Officials with Lewis County Medic One are examining the ethics behind providing backup ambulance services to Lewis County Fire District 5 after District 5 sought private coverage last year.
Based in Napavine, District 5 had been serviced by Medic One until the beginning of this year, at which time they began receiving contracted services from American Medical Response (AMR), leaving Medic One with a revenue deficit of around $200,000.
When Medic One's Board of Directors met for their regular meeting on Jan. 20, Operations Chief Grant Wiltbank informed the board of a request from District 5 asking if Medic One would approve being placed on a list of agencies able to respond within Napavine if their ambulance was out of the area.
But Wiltbank told the board he felt adding Medic One to the list of backup agencies would be "rewarding" an entity that has placed a financial burden on the districts remaining within Medic One.
"If District 5 wanted to go with a private carrier, so be it," he stated, adding, as an agency with employees in a union, he felt Medic One should partner with other union-affiliated agencies first. "They've chosen, for financial gain, basically, in my opinion, to do their own thing. I don't think that the interlocal [Medic One] should be saying, 'Yeah, that's fine. Go ahead and put us on your run card. We'll back you up, and you back us up.'"

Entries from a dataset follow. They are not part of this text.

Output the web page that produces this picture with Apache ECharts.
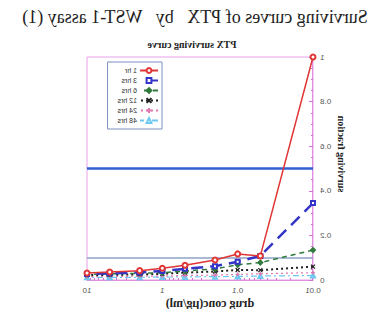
<!DOCTYPE html>
<html><head><meta charset="utf-8">
<script src="https://cdn.jsdelivr.net/npm/echarts@6/dist/echarts.min.js"></script>
<style>html,body{margin:0;padding:0;background:#fff}#chart{width:390px;height:309px;transform:scaleX(-1)}</style>
</head><body><div id="chart"></div>
<script>
const concs = [0.01, 0.05, 0.1, 0.2, 0.5, 1, 2, 5, 10];
const hr1  = [1.0, 0.108, 0.117, 0.09, 0.066, 0.053, 0.042, 0.036, 0.031];
const hr3  = [0.345, 0.108, 0.082, 0.062, 0.05, 0.04, 0.034, 0.03, 0.027];
const hr6  = [0.134, 0.078, 0.068, 0.05, 0.04, 0.033, 0.03, 0.028, 0.025];
const hr12 = [0.06, 0.044, 0.045, 0.038, 0.033, 0.028, 0.025, 0.023, 0.022];
const hr24 = [0.033, 0.028, 0.025, 0.022, 0.02, 0.018, 0.017, 0.016, 0.015];
const hr48 = [0.02, 0.018, 0.016, 0.015, 0.014, 0.013, 0.012, 0.012, 0.012];
const refLines = [0.5, 0.1];
const seriesNames = ['1 hr', '3 hrs', '6 hrs', '12 hrs', '24 hrs', '48 hrs'];
const xTicks = ['0.01', '0.1', '1', '10'];

const chart = echarts.init(document.getElementById('chart'), null, {renderer: 'svg'});
const pts = v => concs.map((c, i) => [c, v[i]]);
const xPath = 'path://M0,0L10,10M10,0L0,10';
const plusPath = 'path://M5,0L5,10M0,5L10,5';
const styles = [
  {color:'#e03535', type:'solid', width:1.5, symbol:'emptyCircle', size:5},
  {color:'#3434c8', type:[12,7], width:2.5, symbol:'emptyRect', size:4},
  {color:'#2f7a3c', type:[5,4], width:1.5, symbol:'diamond', size:5},
  {color:'#222222', type:[2,3], width:2, symbol:xPath, size:4},
  {color:'#e078b0', type:[2,3], width:1.2, symbol:plusPath, size:4},
  {color:'#6cc8f0', type:[6,3,2,3], width:1.2, symbol:'emptyTriangle', size:4}
];
const data = [hr1, hr3, hr6, hr12, hr24, hr48];
const series = data.map((d, i) => ({
  name: seriesNames[i], type: 'line', data: pts(d),
  symbol: styles[i].symbol, symbolSize: styles[i].size,
  itemStyle: {color: styles[i].color, borderColor: styles[i].color, borderWidth: 1.2},
  lineStyle: {color: styles[i].color, type: styles[i].type, width: styles[i].width},
  z: 10 - i
}));
series.push({
  name: 'ref', type: 'line', data: [], silent: true,
  markLine: {
    silent: true, symbol: 'none', label: {show: false},
    data: [
      {yAxis: refLines[0], lineStyle: {color: '#2f5fd0', width: 2.5, type: 'solid'}},
      {yAxis: refLines[1], lineStyle: {color: '#8ea3c4', width: 1.5, type: 'solid'}}
    ]
  }
});

chart.setOption({
  animation: false,
  title: [
    {text: 'Surviving curves of PTX   by   WST-1 assay (1)', left: 'center', top: 3,
     textStyle: {fontFamily: 'Liberation Serif', fontSize: 18, fontWeight: 'normal', color: '#222'}},
    {text: 'PTX surviving curve', left: 193, top: 34, textAlign: 'center',
     textStyle: {fontFamily: 'Liberation Serif', fontSize: 10, fontWeight: 'bold', color: '#222'}}
  ],
  grid: {left: 77, right: 87, top: 57, bottom: 29, show: true, borderColor: '#e8a0e8', borderWidth: 1},
  legend: {
    data: seriesNames, orient: 'vertical', left: 228, top: 62,
    itemWidth: 18, itemHeight: 6, itemGap: 3,
    borderColor: '#7d8fbf', borderWidth: 1, padding: [5, 10, 5, 3], backgroundColor: '#fff',
    textStyle: {fontSize: 7, color: '#333', fontFamily: 'Liberation Sans', padding: [0, 0, 0, -2]}
  },
  xAxis: {
    type: 'log', logBase: 10, min: 0.01, max: 10,
    axisLine: {lineStyle: {color: '#e090e0'}},
    axisTick: {inside: true, length: 4, lineStyle: {color: '#d070d0'}},
    minorTick: {show: true, splitNumber: 9, length: 2, lineStyle: {color: '#d070d0'}},
    splitLine: {show: false},
    axisLabel: {fontSize: 8, color: '#555', margin: 6,
      formatter: v => { const s = xTicks.find(t => Math.abs(parseFloat(t) - v) < 1e-9 * Math.max(1, v)); return s || ''; }}
  },
  yAxis: {
    type: 'value', min: 0, max: 1, interval: 0.2,
    axisLine: {show: true, lineStyle: {color: '#e090e0'}},
    axisTick: {inside: true, length: 4, lineStyle: {color: '#d070d0'}},
    minorTick: {show: true, splitNumber: 4, length: 2, lineStyle: {color: '#d070d0'}},
    splitLine: {show: false},
    axisLabel: {fontSize: 8, color: '#555', margin: 7}
  },
  graphic: [
    {type: 'text', x: 49, y: 154, rotation: Math.PI / 2,
     style: {text: 'surviving fraction', x: 0, y: 0, align: 'center', verticalAlign: 'middle',
             fontFamily: 'Liberation Serif', fontSize: 10, fontWeight: 'bold', fill: '#222'}},
    {type: 'text', x: 180, y: 303,
     style: {text: 'drug conc(μg/ml)', x: 0, y: 0, align: 'center', verticalAlign: 'middle',
             fontFamily: 'Liberation Serif', fontSize: 12, fontWeight: 'bold', fill: '#222'}}
  ],
  series: series
});
</script></body></html>
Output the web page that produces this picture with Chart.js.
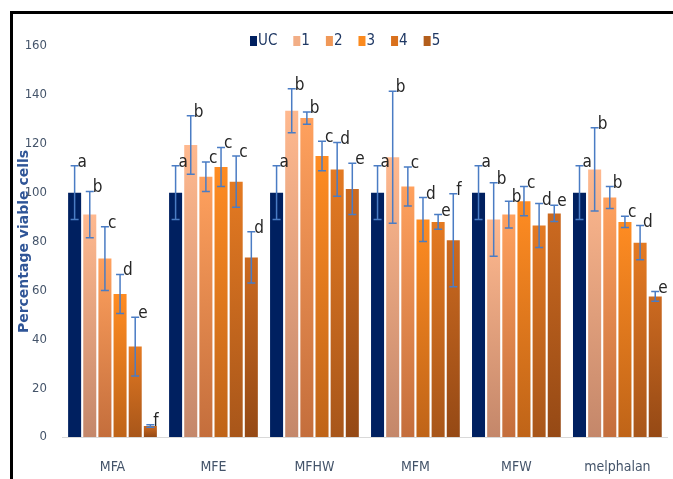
<!DOCTYPE html>
<html>
<head>
<meta charset="utf-8">
<script src="https://cdn.jsdelivr.net/npm/chart.js@4"></script>
<style>
  html, body { margin: 0; padding: 0; background: #fff; overflow: hidden; }
  #wrap { position: relative; width: 673px; height: 479px; }
  #frame { position: absolute; left: 10px; top: 11px; width: 720px; height: 520px;
           border-top: 3px solid #000; border-left: 3px solid #000; }
  canvas { position: absolute; left: 0; top: 0; }
</style>
</head>
<body>
<div id="wrap">
  <div id="frame"></div>
  <canvas id="viabilityChart" width="673" height="479"></canvas>
</div>
<script>
// categories and series
const categories = ["MFA", "MFE", "MFHW", "MFM", "MFW", "melphalan"];
const seriesNames = ["UC", "1", "2", "3", "4", "5"];

// mean % viable cells
const ucValues = [100, 100, 100, 100, 100, 100];
const s1Values = [91, 119.5, 133.5, 114.5, 89, 109.5];
const s2Values = [73, 106.5, 130.5, 102.5, 91, 98];
const s3Values = [58.5, 110.5, 115, 89, 96.5, 88];
const s4Values = [37, 104.5, 109.5, 88, 86.5, 79.5];
const s5Values = [4.5, 73.5, 101.5, 80.5, 91.5, 57.5];

// error bar half widths
const ucErrors = [11, 11, 11, 11, 11, 11];
const s1Errors = [9.5, 12, 9, 27, 15, 17];
const s2Errors = [13, 6, 2.5, 8, 5.5, 4.5];
const s3Errors = [8, 8, 6, 9, 6, 2.3];
const s4Errors = [12, 10.5, 11, 3, 9, 7];
const s5Errors = [0.5, 10.5, 10.5, 19, 3.3, 2];

// significance letters
const ucLetters = ["a", "a", "a", "a", "a", "a"];
const s1Letters = ["b", "b", "b", "b", "b", "b"];
const s2Letters = ["c", "c", "b", "c", "b", "b"];
const s3Letters = ["d", "c", "c", "d", "c", "c"];
const s4Letters = ["e", "c", "d", "e", "d", "d"];
const s5Letters = ["f", "d", "e", "f", "e", "e"];

const yTicks = [0, 20, 40, 60, 80, 100, 120, 140, 160];

const narrowFont = "'Liberation Sans Narrow', 'DejaVu Sans Condensed', sans-serif";

// top / bottom colour of each series gradient
const fills = [
  ["#002060", "#002060"],
  ["#FFB98F", "#C4876A"],
  ["#FFA15E", "#C46E3C"],
  ["#FF8C22", "#BF6418"],
  ["#E47A22", "#A8561A"],
  ["#CC6A20", "#954915"],
];
const legendColors = ["#002060", "#F2AE86", "#F09858", "#FB8A1E", "#D9701C", "#B35E1C"];

function barFill(topColor, bottomColor) {
  return function (ctx) {
    if (ctx.type !== "data" || !ctx.chart.chartArea) return bottomColor;
    if (topColor === bottomColor) return topColor;
    const y = ctx.chart.scales.y;
    const top = y.getPixelForValue(ctx.raw);
    const base = y.getPixelForValue(0);
    const g = ctx.chart.ctx.createLinearGradient(0, top, 0, base);
    g.addColorStop(0, topColor);
    g.addColorStop(1, bottomColor);
    return g;
  };
}

const valueSets = [ucValues, s1Values, s2Values, s3Values, s4Values, s5Values];
const errorSets = [ucErrors, s1Errors, s2Errors, s3Errors, s4Errors, s5Errors];
const letterSets = [ucLetters, s1Letters, s2Letters, s3Letters, s4Letters, s5Letters];

// error bars + letters
const errorBarPlugin = {
  id: "errorBars",
  afterDatasetsDraw(chart) {
    const c = chart.ctx;
    const y = chart.scales.y;
    c.save();
    chart.data.datasets.forEach((ds, di) => {
      const meta = chart.getDatasetMeta(di);
      meta.data.forEach((bar, i) => {
        const v = ds.data[i];
        const e = errorSets[di][i];
        const yTop = y.getPixelForValue(v + e);
        const yBot = y.getPixelForValue(v - e);
        c.strokeStyle = "#4A7CC4";
        c.lineWidth = 1.5;
        c.beginPath();
        c.moveTo(bar.x, yTop); c.lineTo(bar.x, yBot);
        c.moveTo(bar.x - 4, yTop); c.lineTo(bar.x + 4, yTop);
        c.moveTo(bar.x - 4, yBot); c.lineTo(bar.x + 4, yBot);
        c.stroke();
        c.fillStyle = "#262626";
        c.font = "17px " + narrowFont;
        c.textAlign = "left";
        c.textBaseline = "alphabetic";
        c.fillText(letterSets[di][i], bar.x + 3, yTop + 1);
      });
    });
    c.restore();
  },
};

// legend at top
const legendPlugin = {
  id: "topLegend",
  afterDraw(chart) {
    const c = chart.ctx;
    c.save();
    c.font = "15px " + narrowFont;
    c.textBaseline = "middle";
    c.textAlign = "left";
    let x = 250;
    const yc = 41;
    seriesNames.forEach((name, i) => {
      c.fillStyle = legendColors[i];
      c.fillRect(x, yc - 5, 7, 10);
      c.fillStyle = "#1F3864";
      c.fillText(name, x + 8, yc);
      x += 8 + c.measureText(name).width + 16;
    });
    c.restore();
  },
};

const ctx = document.getElementById("viabilityChart").getContext("2d");
new Chart(ctx, {
  type: "bar",
  data: {
    labels: categories,
    datasets: seriesNames.map((name, i) => ({
      label: name,
      data: valueSets[i],
      backgroundColor: barFill(fills[i][0], fills[i][1]),
      borderWidth: 0,
      categoryPercentage: 0.9,
      barPercentage: 0.86,
    })),
  },
  options: {
    responsive: false,
    animation: false,
    layout: { padding: { left: 16, right: 5, top: 46, bottom: 0 } },
    plugins: {
      legend: { display: false },
      tooltip: { enabled: false },
    },
    scales: {
      x: {
        grid: { display: false, drawTicks: false },
        border: { display: true, color: "#D9D9D9", width: 1 },
        ticks: {
          color: "#44546A",
          padding: 22,
          font: { family: narrowFont, size: 14 },
        },
        afterFit: (scale) => { scale.height = 42; },
      },
      y: {
        min: 0,
        max: 160,
        grid: { display: false, drawTicks: false },
        border: { display: false },
        afterBuildTicks: (scale) => { scale.ticks = yTicks.map((v) => ({ value: v })); },
        ticks: {
          color: "#44546A",
          padding: 15,
          font: { family: narrowFont, size: 13 },
        },
        title: {
          display: true,
          text: "Percentage viable cells",
          color: "#2F5597",
          font: { family: "'DejaVu Sans'", size: 14, weight: "bold" },
          padding: { top: 0, bottom: 0 },
        },
        afterFit: (scale) => { scale.width = 46; },
      },
    },
  },
  plugins: [errorBarPlugin, legendPlugin],
});
</script>
</body>
</html>
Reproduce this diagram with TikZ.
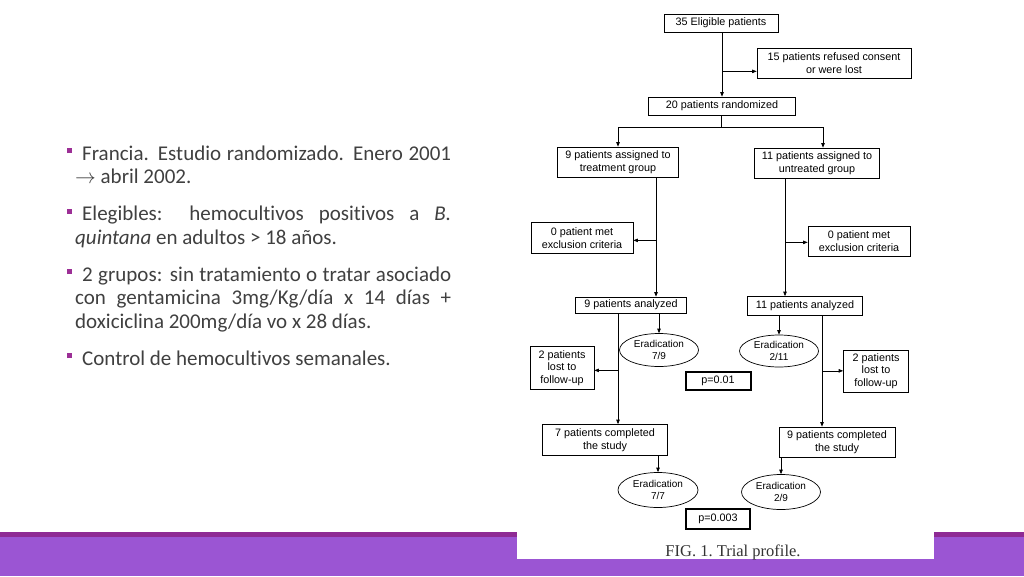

From the perspective of someone personally affiliated with District 5, Board Member Grant Kistler, who has served as a chaplain at District 5, as well as Lewis County Fire District 15, in Winlock, where Kistler serves as a commissioner, said he felt it was inappropriate to approach the issue with an attitude that said, "Well, you made your bed, now sleep in it."
"Is that what firefighters' and emergency workers' attitudes are?" he said, noting District 5's decision to go with AMR had been heavily influenced by a decision from Medic One last October to cancel their contract with District 5 in favor of negotiating different terms. "I think this needs to be looked at and talked about and decided by the interlocal how best to address this, and have some discourse on this."
Members of the board said they were also concerned about what the proposal would mean for local ambulance service, stating they would not want to send their ambulance out of the area and leave their own residents without coverage.
District 15 Assistant Chief Kevin Anderson said District 5 has already begun, of their own initiative, responding to local calls when Medic One units are not available.
"The first week they were in service, I had to use them on a District 15 call," said Anderson, stating he would assume any agreement for backup coverage would be mutual. "It has the potential to go both ways, so I would recommend treading lightly because I don't want that resource to go to waste."
Business Manager Diane Wallace added, on the issue of providing service based on current relations with District 5, Medic One needs to keep in mind their obligations to serve those in medical emergencies.
"I know this is a hard subject because it's an emotional issue," she said, "but it's also an ethical issue, and we need to think about the ethics of not responding to someone who needs help."
At the end of discussions, the board decided to table the issue in favor of gathering more information, including what would be the appropriate service fee for District 5, as well as whether or not the agreement would be approved by Dr. Patrick O'Neal, director of Lewis County's medical response program.